Russia wants US military co-operation in Syria

Bashar al-Assad

Russia has called on Washington to restart direct military-to-military co-operation to avert “unintended incidents” near Syria, at a time when US officials say Moscow is building up forces to protect president Bashar al-Assad’s government.

The US is leading a campaign of air strikes against IS fighters in Syrian air space, and a greater Russian presence would raise the prospect of the Cold War superpower foes encountering each other on the battlefield.

Moscow and Washington say their enemy is IS. But Russia supports the government of Assad, while the US says his presence makes the situation worse.

In recent days, US officials have described what they say is a build-up of Russian equipment and manpower.

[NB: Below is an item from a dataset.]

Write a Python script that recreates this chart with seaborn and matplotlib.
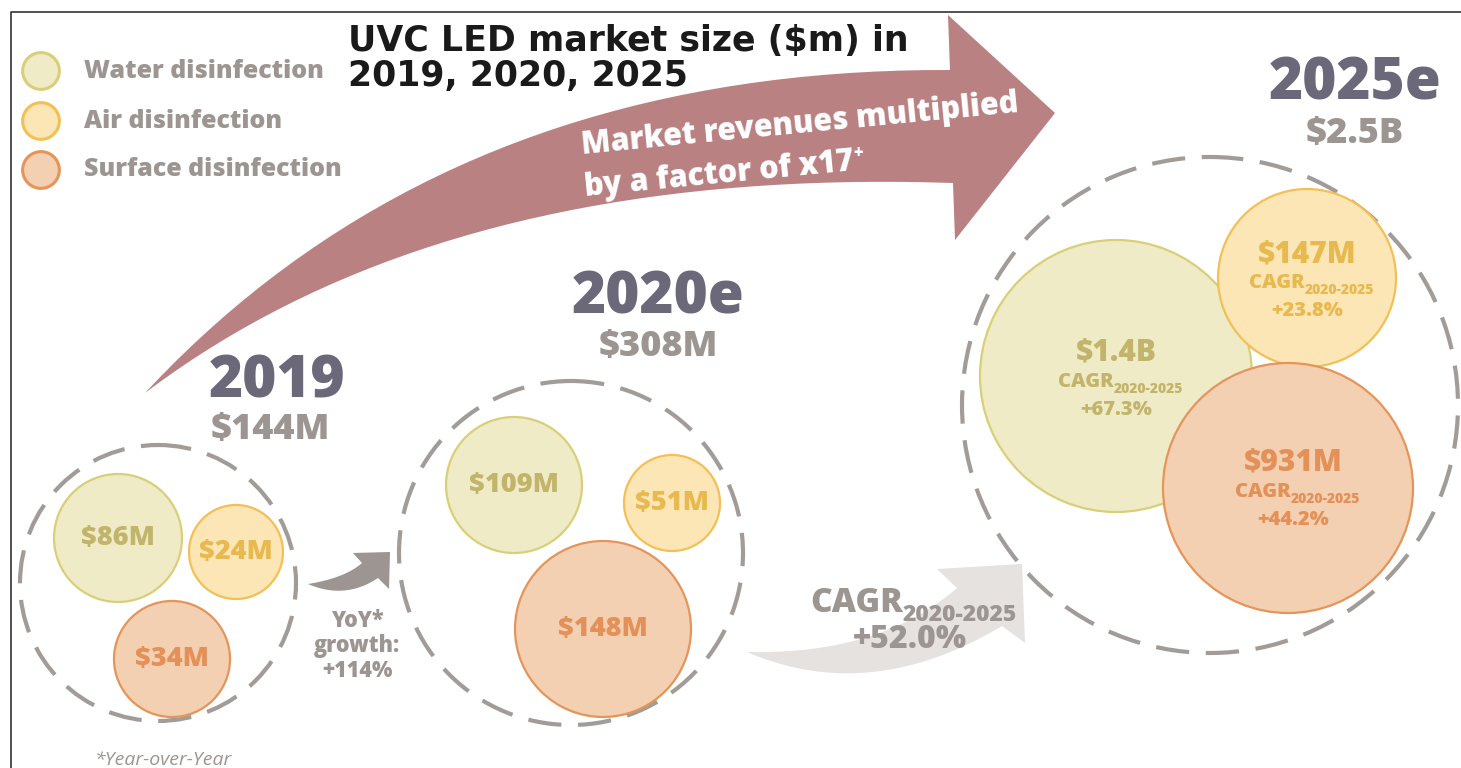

Lebanese sources have said at least some Russian troops were now engaged in combat operations in support of Assad’s government. Moscow has declined to comment on those reports.

At a news conference, foreign minister Sergei Lavrov said Russia was sending equipment to help Assad fight IS. He said Russian servicemen were in Syria primarily to help service that equipment and teach Syrian soldiers how to use it.

Russia was also conducting naval exercises in the eastern Mediterranean, he said, describing the drills as long-planned and staged in accordance with international law.

Lavrov blamed Washington for cutting off direct military-to-military communications between Russia and Nato over the Ukraine crisis, saying such contacts were “important for the avoidance of undesired, unintended incidents”.

“We are always in favour of military people talking to each other in a professional way.

“They understand each other very well,” Lavrov said. “If, as (US Secretary of State) John Kerry has said many times, the United States wants those channels frozen, then be our guest.”

US officials say they do not know what Moscow’s intentions are in Syria. The reports of a Russian buildup come at a time when momentum has shifted against Assad’s government in Syria’s four-year-old civil war, with Damascus suffering battlefield setbacks this year at the hands of an array of insurgent groups.

The four-year-old war in Syria has killed around 250,000 people and driven half of Syria’s 23 million people from their homes. Some have traveled to European Union countries, creating a refugee crisis there.Differences over Assad’s future have made it impossible for Moscow and the West to take joint action against Islamic State, even though they say the group, which rules a self-proclaimed caliphate on swathes of Syria and Iraq, is their common enemy.